Before the wedding begins, Frank unexpectedly arrives, intending to walk Fiona down the aisle. When the family opposes, Frank goes on a tirade, scolding his kids for never supporting him. He then reveals that he sneaked into Sean's office, and discovered a secret box with heroin that Sean has been using, devastating Fiona as she was not aware. The family is aghast by Frank's actions; Will (Reed Emmons) runs away from the wedding ashamed, and Lip punches Frank in the face. Outside the church, Sean confirms he fell back into addiction and that he has been using it almost daily for the past few months. He then leaves Fiona, hoping to save his situation with Will. Lip has a conversation with Debbie, who advises him that she does not want him to end up like Frank. Finally realizing the extent of his actions, Lip has Youens drive him to the rehabilitation center. The rest of the family kidnap Frank and drop him down a freezing river.

==Production==
The episode was written by series developer John Wells and directed by executive producer Christopher Chulack. It was Wells' 13th writing credit, and Chulack's seventh directing credit.

==Reception==
===Viewers===
In its original American broadcast, "Familia Supra Gallegorious Omnia!" was seen by an estimated 1.63 million household viewers with a 0.7 in the 18–49 demographics. This means that 0.7 percent of all households with televisions watched the episode. This was a 12% increase in viewership from the previous episode, which was seen by an estimated 1.45 million household viewers with a 0.6 in the 18–49 demographics.

===Critical reviews===
"Familia Supra Gallegorious Omnia!" received mixed-to-positive reviews from critics, many of whom expressed dissatisfaction with the conclusion to Fiona and Sean's relationship. Myles McNutt of The A.V. Club gave the episode a "B" grade and expressed mixed feelings on Fiona and Sean's overall relationship, writing "Dermot Mulroney brought nuance to the role, but Sean was always an arbitrary presence in the Gallaghers’ life. [...] I wasn't surprised when Mulroney never evolved to a series regular, because why would he? What would justify Sean becoming part of this show; or, put another way, what would justify Fiona agreeing to marry Sean?" Commenting on the season as a whole, McNutt wrote, "The thematic cohesion of this finale is valuable and often compelling, but it can't fully hide how inconsistently drawn these stories were throughout the season. Although rarely outright terrible, the sixth season of Shameless was underwhelming because of the way it moved from point to point. [...] Without a clear sense of where they intended to end our glimpse into the Gallagher's lives, we're going to get seasons like this one that hit intermittent beats without making much in the way of music in between."

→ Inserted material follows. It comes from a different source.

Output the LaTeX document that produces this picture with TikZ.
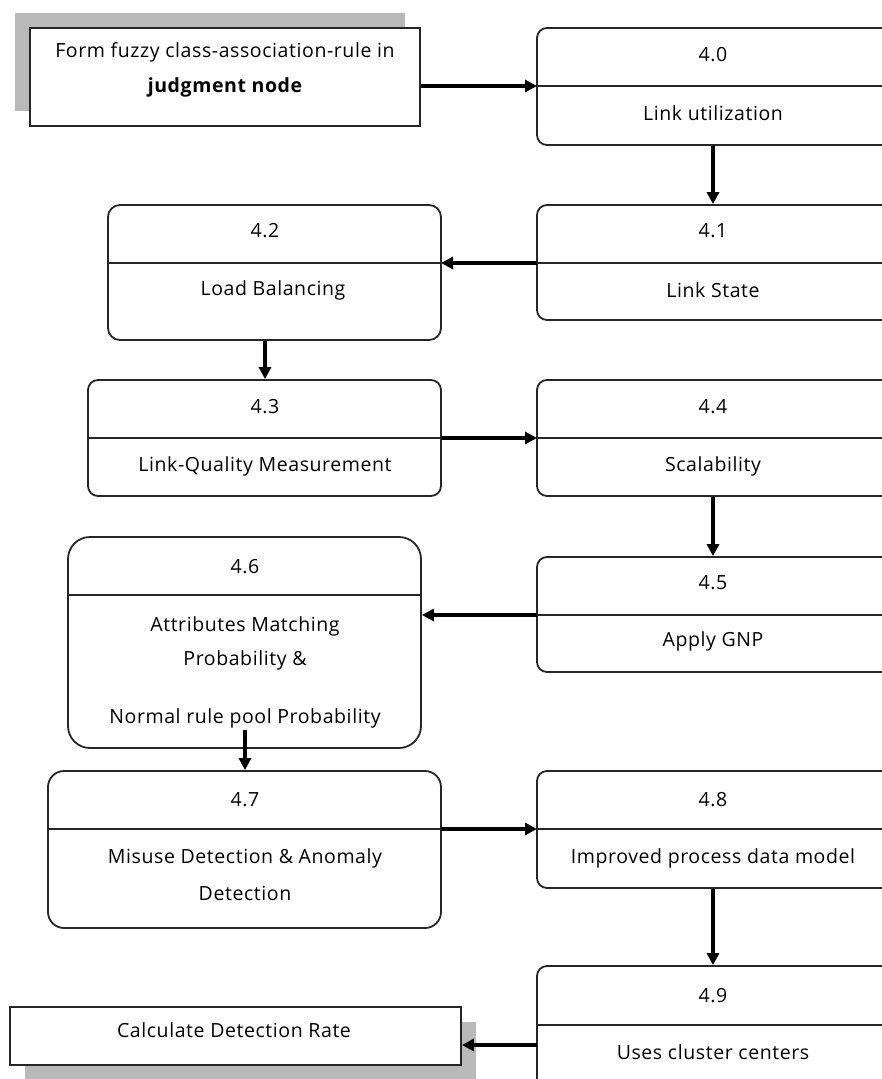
\documentclass[tikz,border=0pt]{standalone}
\usepackage{fontspec}
\setmainfont{Open Sans}[LetterSpace=3]
\usetikzlibrary{arrows.meta}
\begin{document}
\begin{tikzpicture}[x=1pt,y=-1pt,
  box/.style={draw=black!85,line width=1.8pt,fill=white,inner sep=0pt},
  shadowbox/.style={fill=gray!55,draw=none,inner sep=0pt},
  txt/.style={font=\fontsize{19.5}{23}\selectfont,inner sep=0pt,anchor=center},
  arr/.style={line width=3.2pt,-{Triangle[length=12pt,width=12pt]}},
  div/.style={draw=black!85,line width=1.8pt}]
\useasboundingbox (0,0) rectangle (882,1079);
\clip (0,0) rectangle (882,1079);
\fill[white] (0,0) rectangle (882,1079);

% Start box with shadow
\node[shadowbox,minimum width=390pt,minimum height=98pt] (Fs) at (210,62) {};
\node[box,minimum width=390pt,minimum height=98pt] (F) at (225,77) {};
\node[txt] (Ft1) at (225,52) {Form fuzzy class-association-rule in};
\node[txt] (Ft2) at (225,87) {\bfseries judgment node};

% 4.0
\node[box,rounded corners=10pt,minimum width=363pt,minimum height=117pt] (b40) at (718.5,86.5) {};
\coordinate (d40l) at (537,86); \coordinate (d40r) at (900,86);
\draw[div] (d40l) -- (d40r);
\node[txt] (n40) at (713,55) {4.0};
\node[txt] (l40) at (713,113) {Link utilization};

% 4.1
\node[box,rounded corners=10pt,minimum width=363pt,minimum height=115pt] (b41) at (718.5,262.5) {};
\coordinate (d41l) at (537,263); \coordinate (d41r) at (900,263);
\draw[div] (d41l) -- (d41r);
\node[txt] (n41) at (713,231) {4.1};
\node[txt] (l41) at (713,290) {Link State};

% 4.2
\node[box,rounded corners=12pt,minimum width=333pt,minimum height=135pt] (b42) at (274.5,272.5) {};
\coordinate (d42l) at (108,263); \coordinate (d42r) at (441,263);
\draw[div] (d42l) -- (d42r);
\node[txt] (n42) at (265,231) {4.2};
\node[txt] (l42) at (273,290) {Load Balancing};

% 4.3
\node[box,rounded corners=10pt,minimum width=353pt,minimum height=116pt] (b43) at (264.5,438) {};
\coordinate (d43l) at (88,438); \coordinate (d43r) at (441,438);
\draw[div] (d43l) -- (d43r);
\node[txt] (n43) at (265,407) {4.3};
\node[txt] (l43) at (265,466) {Link-Quality Measurement};

% 4.4
\node[box,rounded corners=10pt,minimum width=363pt,minimum height=116pt] (b44) at (718.5,438) {};
\coordinate (d44l) at (537,438); \coordinate (d44r) at (900,438);
\draw[div] (d44l) -- (d44r);
\node[txt] (n44) at (713,407) {4.4};
\node[txt] (l44) at (713,466) {Scalability};

% 4.5
\node[box,rounded corners=10pt,minimum width=363pt,minimum height=115pt] (b45) at (718.5,614.5) {};
\coordinate (d45l) at (537,615); \coordinate (d45r) at (900,615);
\draw[div] (d45l) -- (d45r);
\node[txt] (n45) at (713,583) {4.5};
\node[txt] (l45) at (713,641) {Apply GNP};

% 4.6
\node[box,rounded corners=22pt,minimum width=353pt,minimum height=211pt] (b46) at (244.5,642.5) {};
\coordinate (d46l) at (68,595); \coordinate (d46r) at (421,595);
\draw[div] (d46l) -- (d46r);
\node[txt] (n46) at (245,567) {4.6};
\node[txt] (l46a) at (245,626) {Attributes Matching};
\node[txt] (l46b) at (245,660) {Probability \&};
\node[txt] (l46c) at (245,718) {Normal rule pool Probability};
\coordinate (s46) at (245,730);

% 4.7
\node[box,rounded corners=16pt,minimum width=393pt,minimum height=157pt] (b47) at (244.5,849.5) {};
\coordinate (d47l) at (48,829); \coordinate (d47r) at (441,829);
\draw[div] (d47l) -- (d47r);
\node[txt] (n47) at (245,800) {4.7};
\node[txt] (l47a) at (245,858) {Misuse Detection \& Anomaly};
\node[txt] (l47b) at (245,893) {Detection};

% 4.8
\node[box,rounded corners=10pt,minimum width=363pt,minimum height=117pt] (b48) at (718.5,829.5) {};
\coordinate (d48l) at (537,829); \coordinate (d48r) at (900,829);
\draw[div] (d48l) -- (d48r);
\node[txt] (n48) at (713,800) {4.8};
\node[txt] (l48) at (713,858) {Improved process data model};

% 4.9
\node[box,rounded corners=10pt,minimum width=363pt,minimum height=124pt] (b49) at (718.5,1028) {};
\coordinate (d49l) at (537,1025); \coordinate (d49r) at (900,1025);
\draw[div] (d49l) -- (d49r);
\node[txt] (n49) at (713,996) {4.9};
\node[txt] (l49) at (713,1052) {Uses cluster centers};

% Calculate box with shadow
\node[shadowbox,minimum width=451pt,minimum height=58pt] (Cs) at (250.5,1051) {};
\node[box,minimum width=451pt,minimum height=58pt] (C) at (235.5,1036) {};
\node[txt] (Ct) at (234,1030) {Calculate Detection Rate};

% Connectors
\draw[arr] (F.east |- d40l) -- (d40l);
\draw[arr] (b40.south -| n40) -- (b41.north -| n41);
\draw[arr] (d41l) -- (d42r);
\draw[arr] (b42.south -| n42) -- (b43.north -| n43);
\draw[arr] (d43r) -- (d44l);
\draw[arr] (b44.south -| n44) -- (b45.north -| n45);
\draw[arr] (d45l) -- (b46.east |- d45l);
\draw[arr] (s46) -- (b47.north -| s46);
\draw[arr] (d47r) -- (d48l);
\draw[arr] (b48.south -| n48) -- (b49.north -| n49);
\coordinate (s49) at (537,1045);
\draw[arr] (s49) -- (C.east |- s49);
\end{tikzpicture}
\end{document}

Allyson Johnson of The Young Folks gave the episode a 7.5 out of 10 rating. Johnson enjoyed the dramatic elements of the episode, but criticized the conclusion to Fiona and Sean's storyline, writing "If this is the last we see of [Sean] it would be a shame not only because Dermot Mulroney has done a lot with a little but mainly due to how inconsequential his relationship with Fiona will feel. What was the overall point if the ending was once again Fiona being screwed over by a guy?" Johnson ultimately gave the sixth season an 6 out of 10, criticizing the season's overall pacing and storylines: "It almost goes without saying that season six of Shameless has been a touch sloppy. Inconsequential, poorly plotted with stories that have sent characterizations into deep dives, it certainly hasn't touched the very best that the show could do, and isn’t even as good as the largely panned season five. The season finale hints at a return to form, but is it little too late?"

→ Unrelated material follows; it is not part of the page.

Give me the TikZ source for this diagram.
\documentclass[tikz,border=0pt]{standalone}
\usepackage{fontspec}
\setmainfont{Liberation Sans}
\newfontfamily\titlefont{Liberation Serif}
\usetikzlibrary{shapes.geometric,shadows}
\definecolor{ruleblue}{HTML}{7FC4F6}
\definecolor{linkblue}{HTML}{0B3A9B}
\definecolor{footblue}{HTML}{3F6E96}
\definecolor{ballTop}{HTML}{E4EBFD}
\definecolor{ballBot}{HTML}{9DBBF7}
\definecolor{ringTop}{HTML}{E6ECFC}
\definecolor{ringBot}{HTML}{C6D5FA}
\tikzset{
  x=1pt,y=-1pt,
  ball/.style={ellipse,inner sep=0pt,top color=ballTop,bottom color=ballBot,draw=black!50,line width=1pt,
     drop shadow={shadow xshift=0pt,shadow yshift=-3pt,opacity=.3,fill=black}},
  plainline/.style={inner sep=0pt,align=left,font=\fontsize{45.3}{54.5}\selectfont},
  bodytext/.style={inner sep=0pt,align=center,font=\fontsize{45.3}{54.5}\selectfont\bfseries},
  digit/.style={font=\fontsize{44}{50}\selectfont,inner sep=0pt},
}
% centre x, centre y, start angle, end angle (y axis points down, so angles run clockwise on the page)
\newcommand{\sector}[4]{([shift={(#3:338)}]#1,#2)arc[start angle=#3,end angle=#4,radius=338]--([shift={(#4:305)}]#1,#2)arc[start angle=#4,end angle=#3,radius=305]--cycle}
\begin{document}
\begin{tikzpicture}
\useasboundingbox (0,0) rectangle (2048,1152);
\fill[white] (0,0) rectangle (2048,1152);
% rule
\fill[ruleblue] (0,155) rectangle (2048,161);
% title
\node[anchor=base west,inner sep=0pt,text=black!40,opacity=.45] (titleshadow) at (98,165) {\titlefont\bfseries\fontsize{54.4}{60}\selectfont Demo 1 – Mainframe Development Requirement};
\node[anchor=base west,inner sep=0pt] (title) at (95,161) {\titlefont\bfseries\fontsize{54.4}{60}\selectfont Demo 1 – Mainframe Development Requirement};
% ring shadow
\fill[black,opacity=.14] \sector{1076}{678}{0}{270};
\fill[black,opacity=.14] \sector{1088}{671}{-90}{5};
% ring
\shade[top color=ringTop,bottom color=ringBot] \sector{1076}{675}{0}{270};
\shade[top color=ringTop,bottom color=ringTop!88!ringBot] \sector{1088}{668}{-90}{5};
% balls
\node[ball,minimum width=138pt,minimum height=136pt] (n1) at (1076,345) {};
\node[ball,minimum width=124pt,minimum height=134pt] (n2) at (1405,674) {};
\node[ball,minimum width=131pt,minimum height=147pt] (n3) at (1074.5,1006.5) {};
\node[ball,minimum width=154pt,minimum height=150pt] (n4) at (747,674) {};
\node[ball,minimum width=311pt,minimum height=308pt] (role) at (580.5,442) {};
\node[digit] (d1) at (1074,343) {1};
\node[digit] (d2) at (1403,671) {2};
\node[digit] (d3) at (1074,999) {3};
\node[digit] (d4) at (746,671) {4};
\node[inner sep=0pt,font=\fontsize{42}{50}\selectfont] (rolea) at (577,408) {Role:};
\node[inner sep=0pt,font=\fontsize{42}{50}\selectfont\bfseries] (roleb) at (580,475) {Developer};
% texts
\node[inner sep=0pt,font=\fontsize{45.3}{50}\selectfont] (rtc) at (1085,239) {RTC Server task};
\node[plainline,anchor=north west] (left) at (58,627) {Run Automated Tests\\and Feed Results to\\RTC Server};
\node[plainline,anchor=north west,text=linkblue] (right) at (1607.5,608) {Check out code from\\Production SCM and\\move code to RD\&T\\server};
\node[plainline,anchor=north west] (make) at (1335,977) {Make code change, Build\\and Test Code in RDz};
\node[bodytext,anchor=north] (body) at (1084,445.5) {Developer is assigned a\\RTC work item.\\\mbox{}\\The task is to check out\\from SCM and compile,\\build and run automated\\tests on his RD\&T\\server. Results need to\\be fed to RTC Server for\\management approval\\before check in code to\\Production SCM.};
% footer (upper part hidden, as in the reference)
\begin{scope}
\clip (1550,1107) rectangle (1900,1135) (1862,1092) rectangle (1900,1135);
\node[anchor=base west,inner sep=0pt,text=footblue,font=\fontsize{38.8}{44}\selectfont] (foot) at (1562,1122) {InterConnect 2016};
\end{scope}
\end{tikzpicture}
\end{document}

David Crow of Den of Geek gave the episode a 3.5 star rating out of 5, expressing dissatisfaction with the writers' decision to have Sean relapse: "For a man shown to be such a grounding influence on Fiona in season 5, the idea that he has been using heroin for the last half of season 6 to "take the edge off" and that he doesn't even see the problem in it just feels like a sloppy way to rob Fiona of any sort of stability or center again." Nevertheless, Crow praised Macy and Rossum's respective performances during the scene where Frank reveals Sean's relapse, writing "The scene is a beautiful nightmare that both Macy and Rossum sell the hell out of in truly grim form. Macy is at his nastiest and most intentionally unforgivable, proving that even as the age of the "television anti-hero" sunsets, few have been more despicable than Frank Gallagher. Rossum, meanwhile, is nothing short of heartbreaking at conveying the sense of betrayal and bottled rage that has become a Fi trademark." Paul Dailly of TV Fanatic gave the episode a 3.5 star rating out of 5, and wrote, ""Familia Supra Gallegorious Omnia" was a low key finale. There were a lot of personal achievements for the characters, but at times it felt a little disjointed and could have moved along at a brisker pace."

Leslie Pariseau of Vulture gave the episode a 4 out of 5 star rating, praising Rossum's performance and the season's overall themes: "After six seasons, we all know the Gallaghers very well. And we know the hope, denial, and disappointment they perpetuate can sometimes mirror an addiction to trauma and drama. The Gallaghers are caught in a cycle, and, at the culmination of season six, we have hit the bottom of its weird, dark circuit." Amanda Michelle Steiner of Entertainment Weekly commented highly on the realistic writing of the episode and the character's overall story arcs: "I have to give the show credit for not taking the easy way out. Debs was never going to get an abortion, nor was motherhood going to be a smooth ride. Lip was not going to just go to college and be able to shake off 18 years of a royally messed-up childhood. That’s not real life. Real life is messy, and it can be frustrating and draining to see it reflected back at you, but at this point, a happy ending for the Gallaghers would have been unrealistic, out of character, and safe."

===Accolades===
TVLine named Jeremy Allen White as an honorable mention for the "Performer of the Week" for the week of April 9, 2016, for his performance in the episode. The site wrote, "Watching Shameless Lip come to the realization during Sunday’s season finale that he is following in his drunken father's footsteps was, simply put, heartbreaking. One of the most underrated performers on the Showtime drama, Jeremy Allen White expertly conveyed his character's rebellious denial and reluctant acceptance of his problems. When his little sister Debbie expressed her concerns about his behavior, it was the final straw for Lip. Sitting in front of a rehab facility with his mentor, his voice broke and his eyes watered as he confessed that he couldn’t afford treatment. Although the bill was ultimately taken care of, Lip nonetheless dawdled apprehensively outside the building as White's face filled with fear and anxiety. We would never wish ill upon Lip, but when it gives Allen the opportunity to deliver such a raw, emotional performance, the character’s pain almost seems worth it."